A game is a feedback loop with the worst possible variable included in it, a human. Our perception rates vary from sense to sense and from person to person, and familiarity with process dictates our expectations and reactions. A smoothness boundary of 20% takes out the highs and lows that are inside the 99% time and allows us to find when a game is offering sustained stuttering perceptible to gameplay. Large performance drops caused by in-game events like large explosions that cause a performance drop of more than 20% will be caught; it also removes any potential driver tricks such as very fast frames, while still allowing normal variation like changes from ducking behind cover or sighting a scope. A lower percentage of the total frames outside the smoothness band indicates a better experience. For presentation purposes we're going to show the percent time inside the boundary, so a higher value is better.

The Testing Parameters

We will bench with frame limiting or vsync options on and off. For testing, our preference is given to in-game frame limiting if available, and where not then an in-game vsync option will be used. If in-game vsync doesn't work, we'll try driver control panel forced vsync, and if that's not working then RadeonPro's vsync options to force vsync or frame limit. We're not going to enable double or triple buffering as it is not consistently available across all titles and introduces potential for reducing responsiveness. Implicit in the use of frame limiting or vertical sychronization is that it will improve the smoothness metric if the game is consistently hitting the synchronization frame rate; there will not be frames surpassing the fast limit figure. This means any 'unsmoothness' found is purely from frame rates dipping below the slow limit figure.

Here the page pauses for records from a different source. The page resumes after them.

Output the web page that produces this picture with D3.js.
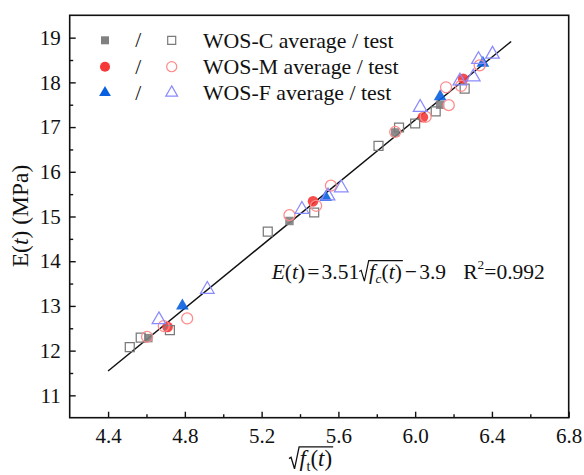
<!DOCTYPE html>
<html>
<head>
<meta charset="utf-8">
<script src="https://cdn.jsdelivr.net/npm/d3@7"></script>
<style>
  html, body { margin: 0; padding: 0; background: #fff; }
  svg { display: block; }
  svg text { font-family: 'Liberation Serif', 'Times New Roman', Times, 'DejaVu Serif', serif; fill: #111; }
</style>
</head>
<body>
<svg id="chart" width="584" height="475"></svg>
<script>
// ---------------- data ----------------
const xMajorTicks = [4.4, 4.8, 5.2, 5.6, 6.0, 6.4, 6.8];
const xMinorTicks = [4.6, 5.0, 5.4, 5.8, 6.2, 6.6];
const yMajorTicks = [11, 12, 13, 14, 15, 16, 17, 18, 19];
const yMinorTicks = [11.5, 12.5, 13.5, 14.5, 15.5, 16.5, 17.5, 18.5];

// WOS-C
const cAvgX  = [4.61, 5.345, 5.896, 6.13];
const cAvgY  = [12.28, 14.90, 16.88, 17.50];
const cTestX = [4.513, 4.570, 4.722, 5.232, 5.474, 5.809, 5.916, 6.000, 6.107, 6.258];
const cTestY = [12.08, 12.29, 12.46, 14.66, 15.09, 16.58, 16.99, 17.08, 17.35, 17.86];
// WOS-M
const mAvgX  = [4.71, 5.468, 6.04, 6.25];
const mAvgY  = [12.53, 15.34, 17.22, 18.08];
const mTestX = [4.603, 4.690, 4.812, 5.345, 5.484, 5.561, 5.896, 6.055, 6.161, 6.175, 6.239, 6.336];
const mTestY = [12.31, 12.55, 12.72, 15.03, 15.24, 15.69, 16.89, 17.23, 17.89, 17.49, 17.92, 18.38];
// WOS-F
const fAvgX  = [4.787, 5.534, 6.130, 6.353];
const fAvgY  = [13.00, 15.43, 17.68, 18.43];
const fTestX = [4.665, 4.917, 5.410, 5.546, 5.615, 6.026, 6.233, 6.303, 6.330, 6.403];
const fTestY = [12.69, 13.37, 15.16, 15.46, 15.64, 17.44, 18.03, 18.12, 18.51, 18.63];

// fit: E = a*sqrt(fc) + b
const fitA = 3.51, fitB = -3.9;
const fitRange = [4.4, 6.5];
const r2Text = "0.992";

const legendLabels = ["WOS-C average / test", "WOS-M average / test", "WOS-F average / test"];

// ---------------- layout ----------------
const svg = d3.select("#chart");
const X0 = 69.7, X1 = 568.7, Y0 = 417.7, Y1 = 15.3;
const x = d3.scaleLinear().domain([4.2, 6.8]).range([X0, X1]);
const y = d3.scaleLinear().domain([10.5, 19.5]).range([Y0, Y1]);
const FONT = "'Liberation Serif', 'Times New Roman', Times, 'DejaVu Serif', serif";

const grayFill = "#808080", grayStroke = "#7a7a7a";
const redFill = "#f53838", redStroke = "#ff8a8a";
const blueFill = "#0860e0", blueStroke = "#8a8aff";

// axes (ticks inward)
const gx = svg.append("g").attr("transform", `translate(0,${Y0})`)
  .call(d3.axisBottom(x).tickValues(xMajorTicks).tickFormat(d3.format(".1f"))
    .tickSizeInner(-6).tickSizeOuter(0).tickPadding(10));
const gxm = svg.append("g").attr("transform", `translate(0,${Y0})`)
  .call(d3.axisBottom(x).tickValues(xMinorTicks).tickFormat("")
    .tickSizeInner(-3.5).tickSizeOuter(0));
const gy = svg.append("g").attr("transform", `translate(${X0},0)`)
  .call(d3.axisLeft(y).tickValues(yMajorTicks).tickFormat(d3.format("d"))
    .tickSizeInner(-6).tickSizeOuter(0).tickPadding(9));
const gym = svg.append("g").attr("transform", `translate(${X0},0)`)
  .call(d3.axisLeft(y).tickValues(yMinorTicks).tickFormat("")
    .tickSizeInner(-3.5).tickSizeOuter(0));
[gx, gxm, gy, gym].forEach(g => {
  g.attr("font-family", null).attr("font-size", null);
  g.select(".domain").remove();
  g.selectAll(".tick line").attr("stroke", "#111").attr("stroke-width", 1.4);
  g.selectAll(".tick text").style("font-family", FONT).attr("font-size", 21).attr("fill", "#111");
});

// frame
svg.append("rect").attr("x", X0).attr("y", Y1).attr("width", X1 - X0).attr("height", Y0 - Y1)
  .attr("fill", "none").attr("stroke", "#111").attr("stroke-width", 1.6);

// fit line
svg.append("line")
  .attr("x1", x(fitRange[0])).attr("y1", y(fitA * fitRange[0] + fitB))
  .attr("x2", x(fitRange[1])).attr("y2", y(fitA * fitRange[1] + fitB))
  .attr("stroke", "#111").attr("stroke-width", 1.5);

// markers
const sq = d3.symbol().type(d3.symbolSquare).size(72);
const ci = d3.symbol().type(d3.symbolCircle).size(90);
const tr = d3.symbol().type(d3.symbolTriangle).size(70);
function pts(xs, ys) { return xs.map((v, i) => [v, ys[i]]); }
function drawMarks(data, sym, fill, stroke, opacity) {
  svg.append("g").selectAll("path").data(data).join("path")
    .attr("d", sym)
    .attr("transform", d => `translate(${x(d[0])},${y(d[1])})`)
    .attr("fill", fill || "none")
    .attr("fill-opacity", opacity || 1)
    .attr("stroke", stroke || "none")
    .attr("stroke-width", 1.25);
}
drawMarks(pts(cAvgX, cAvgY), sq, grayFill, null, 0.9);
drawMarks(pts(mAvgX, mAvgY), ci, redFill, null, 0.9);
drawMarks(pts(fAvgX, fAvgY), tr, blueFill, null, 0.9);
drawMarks(pts(cTestX, cTestY), d3.symbol().type(d3.symbolSquare).size(80), null, grayStroke);
drawMarks(pts(mTestX, mTestY), d3.symbol().type(d3.symbolCircle).size(95), null, redStroke);
drawMarks(pts(fTestX, fTestY), d3.symbol().type(d3.symbolTriangle).size(80), null, blueStroke);

// legend
const legRows = [40.3, 66.7, 92.7];
const legFilled = [[d3.symbol().type(d3.symbolSquare).size(64), grayFill],
                   [d3.symbol().type(d3.symbolCircle).size(80), redFill],
                   [d3.symbol().type(d3.symbolTriangle).size(60), blueFill]];
const legOpen = [[d3.symbol().type(d3.symbolSquare).size(64), grayStroke],
                 [d3.symbol().type(d3.symbolCircle).size(80), redStroke],
                 [d3.symbol().type(d3.symbolTriangle).size(60), blueStroke]];
legendLabels.forEach((lab, i) => {
  const cy = legRows[i];
  svg.append("path").attr("d", legFilled[i][0]).attr("transform", `translate(105,${cy})`)
    .attr("fill", legFilled[i][1]);
  svg.append("text").attr("x", 138.3).attr("y", cy + 7).attr("text-anchor", "middle")
    .attr("font-size", 21.5).text("/");
  svg.append("path").attr("d", legOpen[i][0]).attr("transform", `translate(171.7,${cy})`)
    .attr("fill", "none").attr("stroke", legOpen[i][1]).attr("stroke-width", 1.2);
  svg.append("text").attr("x", 203).attr("y", cy + 7.5).attr("font-size", 21.8).text(lab);
});

// rich text helper
function rich(g, x0, y0, fs, parts) {
  let cx = x0;
  const marks = {};
  parts.forEach(p => {
    if (p.gap) { cx += p.gap * fs; return; }
    if (p.mark) { marks[p.mark] = cx; return; }
    const size = p.sub || p.sup ? fs * 0.62 : fs;
    const dy = p.sub ? fs * 0.22 : (p.sup ? -fs * 0.42 : 0);
    const t = g.append("text").attr("x", cx).attr("y", y0 + dy)
      .attr("font-size", size).attr("font-style", p.i ? "italic" : "normal").text(p.t);
    cx += t.node().getComputedTextLength() + (p.after || 0);
  });
  return { end: cx, marks };
}
function radical(g, xs, xe, yb, fs, sw) {
  const top = yb - 0.83 * fs;
  const p = d3.path();
  p.moveTo(xs, yb - 0.32 * fs);
  p.lineTo(xs + 0.09 * fs, yb - 0.38 * fs);
  p.lineTo(xs + 0.24 * fs, yb + 0.12 * fs);
  p.lineTo(xs + 0.44 * fs, top);
  p.lineTo(xe, top);
  g.append("path").attr("d", p.toString()).attr("fill", "none").attr("stroke", "#111").attr("stroke-width", sw);
}

// equation
{
  const g = svg.append("g");
  const fs = 21.5, yb = 278.5;
  const r = rich(g, 271.7, yb, fs, [
    { t: "E", i: true }, { t: "(" }, { t: "t", i: true }, { t: ")" },
    { gap: 0.1 }, { t: "=" }, { gap: 0.1 }, { t: "3.51" },
    { mark: "rs" }, { gap: 0.46 },
    { t: "f", i: true, after: 0.5 }, { t: "c", i: true, sub: true }, { t: "(" }, { t: "t", i: true }, { t: ")" },
    { mark: "re" }, { gap: 0.14 },
    { t: "\u2212" }, { gap: 0.1 }, { t: "3.9" }, { gap: 0.8 },
    { t: "R" }, { t: "2", sup: true }, { t: "=" + r2Text }
  ]);
  radical(g, r.marks.rs, r.marks.re + 1, yb, fs, 1.2);
}

// y title
svg.append("text")
  .attr("transform", `translate(28,216) rotate(-90)`)
  .attr("text-anchor", "middle").attr("font-size", 23.5)
  .html('E(<tspan font-style="italic">t</tspan>) (MPa)');

// x title: sqrt(f_t(t))
{
  const g = svg.append("g");
  const fs = 23, yb = 466;
  const r = rich(g, 289, yb, fs, [
    { mark: "rs" }, { gap: 0.46 },
    { t: "f", i: true, after: 0.5 }, { t: "t", sub: true }, { t: "(" }, { t: "t", i: true }, { t: ")" },
    { mark: "re" }
  ]);
  radical(g, r.marks.rs, r.marks.re + 1, yb, fs, 1.3);
}
</script>
</body>
</html>
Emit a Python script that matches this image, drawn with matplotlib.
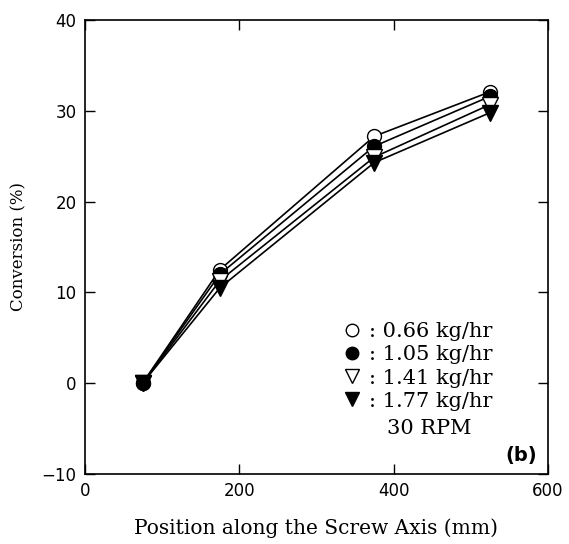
"""
Conversion vs. position along the screw axis (30 RPM, panel b)
"""
import matplotlib
matplotlib.use("Agg")
import matplotlib.pyplot as plt
from matplotlib.lines import Line2D

# data
position = [75, 175, 375, 525]
conv_066 = [0.0, 12.5, 27.2, 32.1]
conv_105 = [0.0, 12.0, 26.1, 31.6]
conv_141 = [0.0, 11.3, 24.9, 30.7]
conv_177 = [0.0, 10.5, 24.3, 29.8]
labels = [": 0.66 kg/hr", ": 1.05 kg/hr", ": 1.41 kg/hr", ": 1.77 kg/hr"]

series = [
    (conv_066, "o", "white"),
    (conv_105, "o", "black"),
    (conv_141, "v", "white"),
    (conv_177, "v", "black"),
]

serif = "DejaVu Serif"

fig = plt.figure(figsize=(5.69, 5.44), dpi=100)
ax = fig.add_axes([0.149, 0.129, 0.814, 0.834])

for ys, mk, fc in series:
    ax.plot(position, ys, color="black", lw=1.2, marker=mk, ms=10 if mk == "o" else 11,
            mfc=fc, mec="black", mew=1.0)

ax.set_xlim(0, 600)
ax.set_ylim(-10, 40)
ax.set_xticks([0, 200, 400, 600])
ax.set_yticks([-10, 0, 10, 20, 30, 40])
ax.set_yticklabels(["\u221210", "0", "10", "20", "30", "40"])
ax.tick_params(direction="in", length=7, width=1.0, top=True, right=True,
               labelsize=12, pad=6)
for sp in ax.spines.values():
    sp.set_linewidth(1.2)

ax.set_xlabel("Position along the Screw Axis (mm)", family=serif, fontsize=14.5, labelpad=13)
ax.set_ylabel("Conversion (%)", family=serif, fontsize=12, labelpad=10)

handles = [Line2D([], [], ls="none", marker=mk, ms=9 if mk == "o" else 10,
                  mfc=fc, mec="black", mew=1.0) for _, mk, fc in series]
leg = ax.legend(handles, labels, loc="upper left", bbox_to_anchor=(0.553, 0.334),
                frameon=False, prop={"family": serif, "size": 15},
                handletextpad=0.25, labelspacing=0.2, handlelength=1.1,
                borderaxespad=0, borderpad=0)
ax.text(0.652, 0.099, "30 RPM", transform=ax.transAxes, family=serif, fontsize=15,
        va="center")
ax.text(0.976, 0.04, "(b)", transform=ax.transAxes, fontsize=14, fontweight="bold",
        ha="right", va="center")

fig.savefig("out.png", dpi=100)
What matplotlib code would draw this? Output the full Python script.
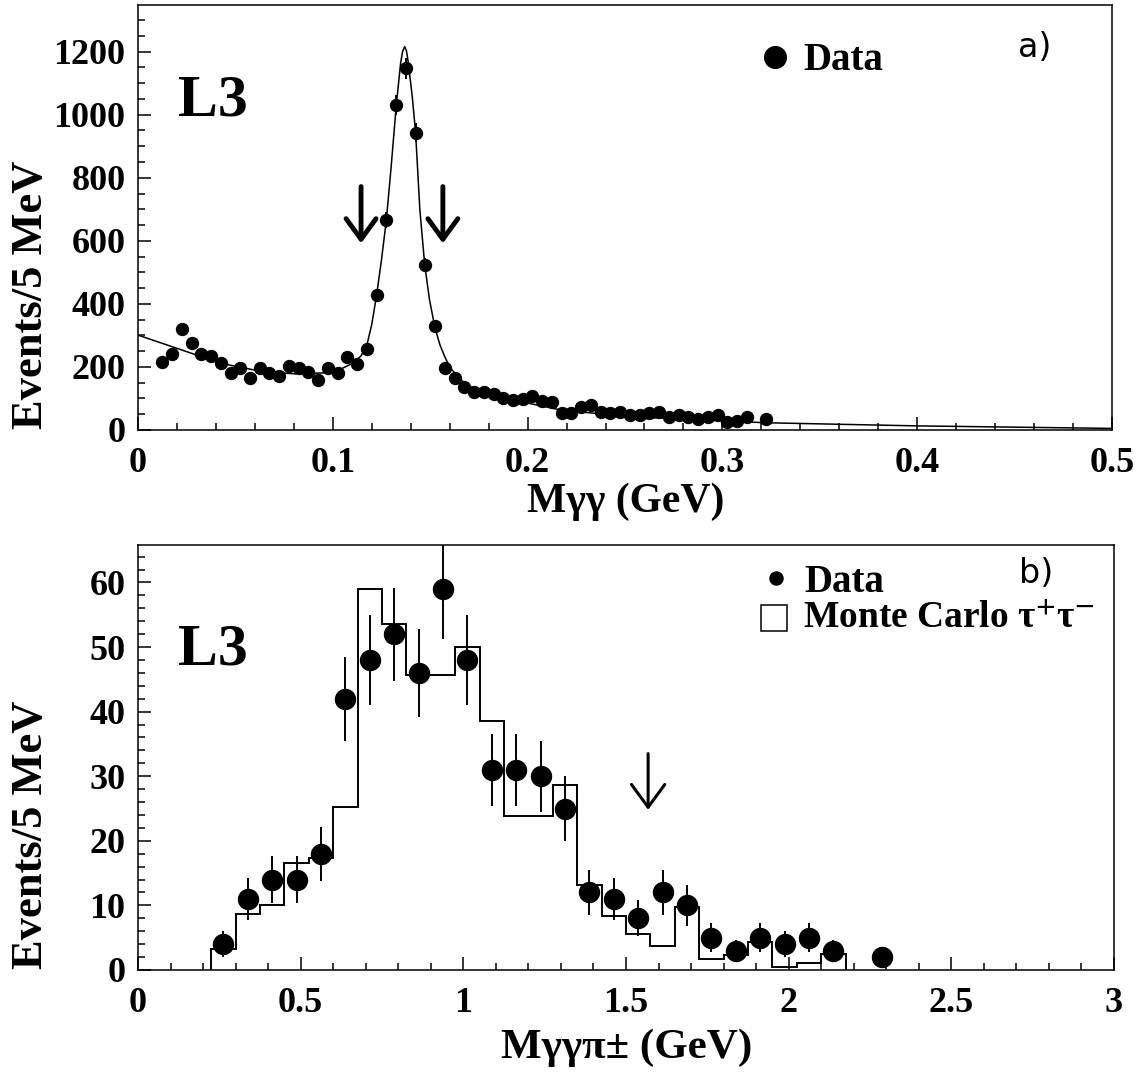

Frame limiting is preferred over vertical synchronization primarily for gaming feel, as it helps smooth out the frame rate by capping the fast rendered frames but still allowing the slower rendered frames to be delivered as soon as possible. However, these leave non-synchronized frames displaying on the screen which leads to tearing. Depending on which problem affects immersion for you more - image quality or responsiveness - then you'll have a preference on vsync vs. frame rate limiting. An advantage of frame rate limiting is it doesn't necessarily have to be refresh rate, it can be faster to help find the engine responsiveness feel you desire - or minimize the stutter.

Overall, this should give a comparative basis of performance and smoothness for different cards, configurations or systems.